Irma shot out of the side door, and pranced up to them.

“Uncle Carroll wants you all to come right in the house,” she shrieked. “He has a present for me, and he wants you for winches.”

The witnesses trooped obediently back in her wake, Mitchell falling behind to mutter in Gamadge's ear: “Most confiding feller I ever met in my whole life.”

“He is; it just boils out of him,” agreed Gamadge.

“He ain't overcome with sympathy for his brother—would you say so?”
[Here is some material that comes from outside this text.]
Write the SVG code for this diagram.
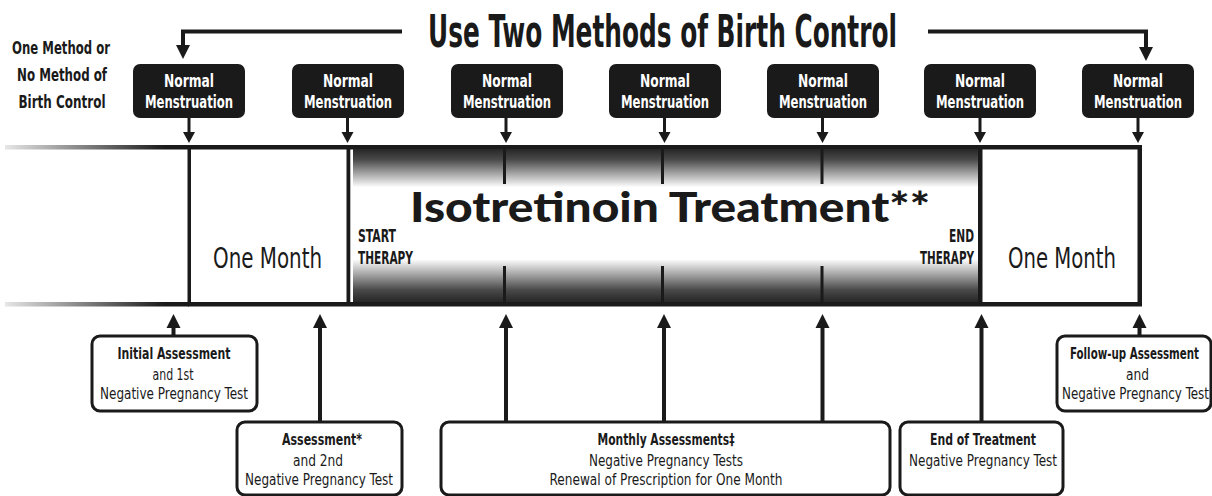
<svg xmlns="http://www.w3.org/2000/svg" width="1212" height="496" viewBox="0 0 1212 496">
<style>
.c{font-family:"DejaVu Sans Condensed","DejaVu Sans",sans-serif;font-stretch:condensed;}
.b{font-weight:bold;}
.w{fill:#fff;}
.k{fill:#1a1a1a;}
.mid{text-anchor:middle;}
.end{text-anchor:end;}
.nb{fill:#1a1a1a;}
.bx{fill:#fff;stroke:#1a1a1a;stroke-width:3;}
.ln{stroke:#1a1a1a;fill:none;}
</style>
<defs>
<marker id="ah" markerUnits="userSpaceOnUse" markerWidth="15" markerHeight="15" refX="1" refY="7" orient="auto" viewBox="0 0 15 14">
<path d="M0,0 L14,7 L0,14 z" fill="#1a1a1a"/>
</marker>
<marker id="ahs" markerUnits="userSpaceOnUse" markerWidth="12" markerHeight="13" refX="1" refY="6" orient="auto" viewBox="0 0 12 12">
<path d="M0,0 L11,6 L0,12 z" fill="#1a1a1a"/>
</marker>
<linearGradient id="fade" gradientUnits="userSpaceOnUse" x1="5" y1="0" x2="165" y2="0">
<stop offset="0" stop-color="#e6e6e6"/>
<stop offset="1" stop-color="#1a1a1a"/>
</linearGradient>
<linearGradient id="tg" x1="0" y1="0" x2="0" y2="1">
<stop offset="0" stop-color="#262626"/>
<stop offset="0.07" stop-color="#4a4a4a"/>
<stop offset="0.25" stop-color="#ffffff"/>
<stop offset="0.72" stop-color="#ffffff"/>
<stop offset="0.92" stop-color="#4a4a4a"/>
<stop offset="1" stop-color="#262626"/>
</linearGradient>
</defs>
<rect width="1212" height="496" fill="#fff"/>

<g id="title">
<text x="428" y="47" class="c b k" font-size="44" textLength="469" lengthAdjust="spacingAndGlyphs">Use Two Methods of Birth Control</text>
</g>

<g id="left-label" class="c b k" font-size="18">
<text x="61" y="54" class="mid" textLength="98" lengthAdjust="spacingAndGlyphs">One Method or</text>
<text x="62" y="81" class="mid" textLength="90" lengthAdjust="spacingAndGlyphs">No Method of</text>
<text x="62" y="108" class="mid" textLength="87" lengthAdjust="spacingAndGlyphs">Birth Control</text>
</g>

<g id="timeline">
<rect x="5" y="145" width="184" height="4.5" fill="url(#fade)"/>
<rect x="5" y="302" width="184" height="4.5" fill="url(#fade)"/>
<rect x="188" y="145" width="954" height="4.5" fill="#1a1a1a"/>
<rect x="188" y="302" width="954" height="4.5" fill="#1a1a1a"/>
<rect x="353" y="149" width="625" height="153" fill="url(#tg)"/>
<rect x="187.5" y="145" width="3.5" height="161" fill="#1a1a1a"/>
<rect x="346.5" y="145" width="3.8" height="161" fill="#1a1a1a"/>
<rect x="978" y="145" width="4.5" height="161" fill="#1a1a1a"/>
<rect x="1137.5" y="145" width="4.5" height="161" fill="#1a1a1a"/>
<rect x="503" y="149" width="3" height="35" fill="#1a1a1a"/>
<rect x="503" y="266" width="3" height="36" fill="#1a1a1a"/>
<rect x="661" y="149" width="3" height="35" fill="#1a1a1a"/>
<rect x="661" y="266" width="3" height="36" fill="#1a1a1a"/>
<rect x="820.5" y="149" width="3" height="35" fill="#1a1a1a"/>
<rect x="820.5" y="266" width="3" height="36" fill="#1a1a1a"/>
</g>

<g id="month1">
<text x="267.5" y="268" class="c k mid" font-size="29" textLength="109" lengthAdjust="spacingAndGlyphs">One Month</text>
</g>
<g id="month2">
<text x="1062" y="268" class="c k mid" font-size="29" textLength="108" lengthAdjust="spacingAndGlyphs">One Month</text>
</g>
<g id="treatment">
<text x="670" y="222" font-family="Lato,'Open Sans',sans-serif" font-weight="900" font-size="41" class="k mid" textLength="520" lengthAdjust="spacingAndGlyphs">Isotretinoin Treatment**</text>
</g>
<g id="start" class="c b k" font-size="17">
<text x="358" y="242" textLength="38" lengthAdjust="spacingAndGlyphs">START</text>
<text x="358" y="264" textLength="55" lengthAdjust="spacingAndGlyphs">THERAPY</text>
</g>
<g id="end" class="c b k" font-size="17" text-anchor="end">
<text x="974" y="242" textLength="25" lengthAdjust="spacingAndGlyphs">END</text>
<text x="974" y="264" textLength="54" lengthAdjust="spacingAndGlyphs">THERAPY</text>
</g>

<g id="nm1"><rect x="133" y="64" width="112" height="54" rx="7" class="nb"/><text x="189" y="87" class="c b w mid" font-size="18" textLength="50" lengthAdjust="spacingAndGlyphs">Normal</text><text x="189" y="108" class="c b w mid" font-size="18" textLength="88" lengthAdjust="spacingAndGlyphs">Menstruation</text></g>
<g id="nm2"><rect x="292" y="64" width="112" height="54" rx="7" class="nb"/><text x="348" y="87" class="c b w mid" font-size="18" textLength="50" lengthAdjust="spacingAndGlyphs">Normal</text><text x="348" y="108" class="c b w mid" font-size="18" textLength="88" lengthAdjust="spacingAndGlyphs">Menstruation</text></g>
<g id="nm3"><rect x="451" y="64" width="112" height="54" rx="7" class="nb"/><text x="507" y="87" class="c b w mid" font-size="18" textLength="50" lengthAdjust="spacingAndGlyphs">Normal</text><text x="507" y="108" class="c b w mid" font-size="18" textLength="88" lengthAdjust="spacingAndGlyphs">Menstruation</text></g>
<g id="nm4"><rect x="609" y="64" width="112" height="54" rx="7" class="nb"/><text x="665" y="87" class="c b w mid" font-size="18" textLength="50" lengthAdjust="spacingAndGlyphs">Normal</text><text x="665" y="108" class="c b w mid" font-size="18" textLength="88" lengthAdjust="spacingAndGlyphs">Menstruation</text></g>
<g id="nm5"><rect x="767" y="64" width="112" height="54" rx="7" class="nb"/><text x="823" y="87" class="c b w mid" font-size="18" textLength="50" lengthAdjust="spacingAndGlyphs">Normal</text><text x="823" y="108" class="c b w mid" font-size="18" textLength="88" lengthAdjust="spacingAndGlyphs">Menstruation</text></g>
<g id="nm6"><rect x="924" y="64" width="112" height="54" rx="7" class="nb"/><text x="980" y="87" class="c b w mid" font-size="18" textLength="50" lengthAdjust="spacingAndGlyphs">Normal</text><text x="980" y="108" class="c b w mid" font-size="18" textLength="88" lengthAdjust="spacingAndGlyphs">Menstruation</text></g>
<g id="nm7"><rect x="1082" y="64" width="112" height="54" rx="7" class="nb"/><text transform="translate(1138,87) scale(0.72,1)" x="0" y="0" class="c b w mid" font-size="18" textLength="69.4" lengthAdjust="spacingAndGlyphs">Normal</text><text transform="translate(1138,108) scale(0.72,1)" x="0" y="0" class="c b w mid" font-size="18" textLength="122.2" lengthAdjust="spacingAndGlyphs">Menstruation</text></g>

<g id="initial">
<rect x="92" y="336" width="165" height="75" rx="8" class="bx"/>
<text x="174" y="359" class="c b k mid" font-size="16" textLength="113" lengthAdjust="spacingAndGlyphs">Initial Assessment</text>
<text x="173" y="380" class="c k mid" font-size="16" textLength="41" lengthAdjust="spacingAndGlyphs">and 1st</text>
<text x="174" y="399" class="c k mid" font-size="16" textLength="148" lengthAdjust="spacingAndGlyphs">Negative Pregnancy Test</text>
</g>
<g id="second">
<rect x="237" y="422" width="165" height="73" rx="8" class="bx"/>
<text x="322" y="445" class="c b k mid" font-size="16" textLength="80" lengthAdjust="spacingAndGlyphs">Assessment*</text>
<text x="318" y="466" class="c k mid" font-size="16" textLength="50" lengthAdjust="spacingAndGlyphs">and 2nd</text>
<text x="319" y="485" class="c k mid" font-size="16" textLength="148" lengthAdjust="spacingAndGlyphs">Negative Pregnancy Test</text>
</g>
<g id="monthly">
<rect x="441" y="422" width="449" height="73" rx="8" class="bx"/>
<text x="666" y="445" class="c b k mid" font-size="16" textLength="137" lengthAdjust="spacingAndGlyphs">Monthly Assessments‡</text>
<text x="666" y="466" class="c k mid" font-size="16" textLength="154" lengthAdjust="spacingAndGlyphs">Negative Pregnancy Tests</text>
<text x="666" y="485" class="c k mid" font-size="16" textLength="233" lengthAdjust="spacingAndGlyphs">Renewal of Prescription for One Month</text>
</g>
<g id="endtx">
<rect x="900" y="422" width="163" height="73" rx="8" class="bx"/>
<text x="983" y="445" class="c b k mid" font-size="16" textLength="106" lengthAdjust="spacingAndGlyphs">End of Treatment</text>
<text x="983" y="466" class="c k mid" font-size="16" textLength="148" lengthAdjust="spacingAndGlyphs">Negative Pregnancy Test</text>
</g>
<g id="followup">
<rect x="1057" y="336" width="154" height="75" rx="8" class="bx"/>
<text transform="translate(1134.5,359) scale(0.717,1)" x="0" y="0" class="c b k mid" font-size="16" textLength="180" lengthAdjust="spacingAndGlyphs">Follow-up Assessment</text>
<text x="1137.5" y="380" class="c k mid" font-size="16" textLength="23" lengthAdjust="spacingAndGlyphs">and</text>
<text transform="translate(1135.5,399) scale(0.835,1)" x="0" y="0" class="c k mid" font-size="16" textLength="176" lengthAdjust="spacingAndGlyphs">Negative Pregnancy Test</text>
</g>

<g id="connectors" class="ln">
<path d="M402,31.5 H183 V46" stroke-width="4" marker-end="url(#ah)"/>
<path d="M928,31.5 H1146 V48" stroke-width="4" marker-end="url(#ah)"/>
<path d="M189,118 V133" stroke-width="3" marker-end="url(#ahs)"/>
<path d="M347.5,118 V133" stroke-width="3" marker-end="url(#ahs)"/>
<path d="M506,118 V133" stroke-width="3" marker-end="url(#ahs)"/>
<path d="M664.5,118 V133" stroke-width="3" marker-end="url(#ahs)"/>
<path d="M822.5,118 V133" stroke-width="3" marker-end="url(#ahs)"/>
<path d="M980,118 V133" stroke-width="3" marker-end="url(#ahs)"/>
<path d="M1138,118 V133" stroke-width="3" marker-end="url(#ahs)"/>
<path d="M173.5,336 V327" stroke-width="4" marker-end="url(#ah)"/>
<path d="M320,422 V327" stroke-width="4" marker-end="url(#ah)"/>
<path d="M506,422 V327" stroke-width="4" marker-end="url(#ah)"/>
<path d="M664,422 V327" stroke-width="4" marker-end="url(#ah)"/>
<path d="M822.5,422 V327" stroke-width="4" marker-end="url(#ah)"/>
<path d="M981.5,422 V327" stroke-width="4" marker-end="url(#ah)"/>
<path d="M1139.5,336 V327" stroke-width="4" marker-end="url(#ah)"/>
</g>
</svg>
“Mr. George Bartram will never be overcome with grief for anybody except himself, his wife and his offspring.”

“In the order named?”

“In the order named.”

CHAPTER EIGHT

Estate of Julia Bartram

T
HE BARTRAM SITTING
room or parlor was long and low, with two windows on the west, and the big bay on the south. Between the side windows a white mantelpiece, delicately carved, rose above a smoky brick hearth; a mellow landscape in an old gilt frame hung above it. The mahogany furniture might have been brought from England, in the mid-eighteenth century, by one of the Bartram ships; but the glass and pottery, and the big gilt and lacquer box that stood on a console below the mirror on the north wall, had made a longer journey—they were all from China. The pale Chinese rug was hardly darker than the old white wallpaper, striped with gold, which had suffered with the passing of time; it showed blotches of damp near the ceiling, and a torn strip had been replaced beside the door.

Carroll Bartram sat on a davenport before the fire. His arm lay along the back of it, and his long, fine hand clasped and unclasped the carved rail. A clever-looking, beak-nosed little man stood behind him, and Miss Ridgeman hovered in the rear. She was holding a tray with a tumbler on it, and she looked as if she were afraid to advance and offer it to her employer.

George Bartram led Gamadge around the end of the davenport.

“Let me introduce my brother,” he said, “and Doctor Loring. Carroll, this is Mr. Gamadge.”

Carroll Bartram leaned forward to shake hands with Gamadge. “I hope you'll excuse me for not getting up,” he said, pleasantly. “I'm all right, but for the moment something seems to have got me in the legs.”

“That will go in a minute.” Doctor Loring watched his patient, smilingly. “You're better already.”

“I really feel—” began Gamadge, but his host interrupted him:

“No, I want to see you. How are you, Mitchell? Do sit down.”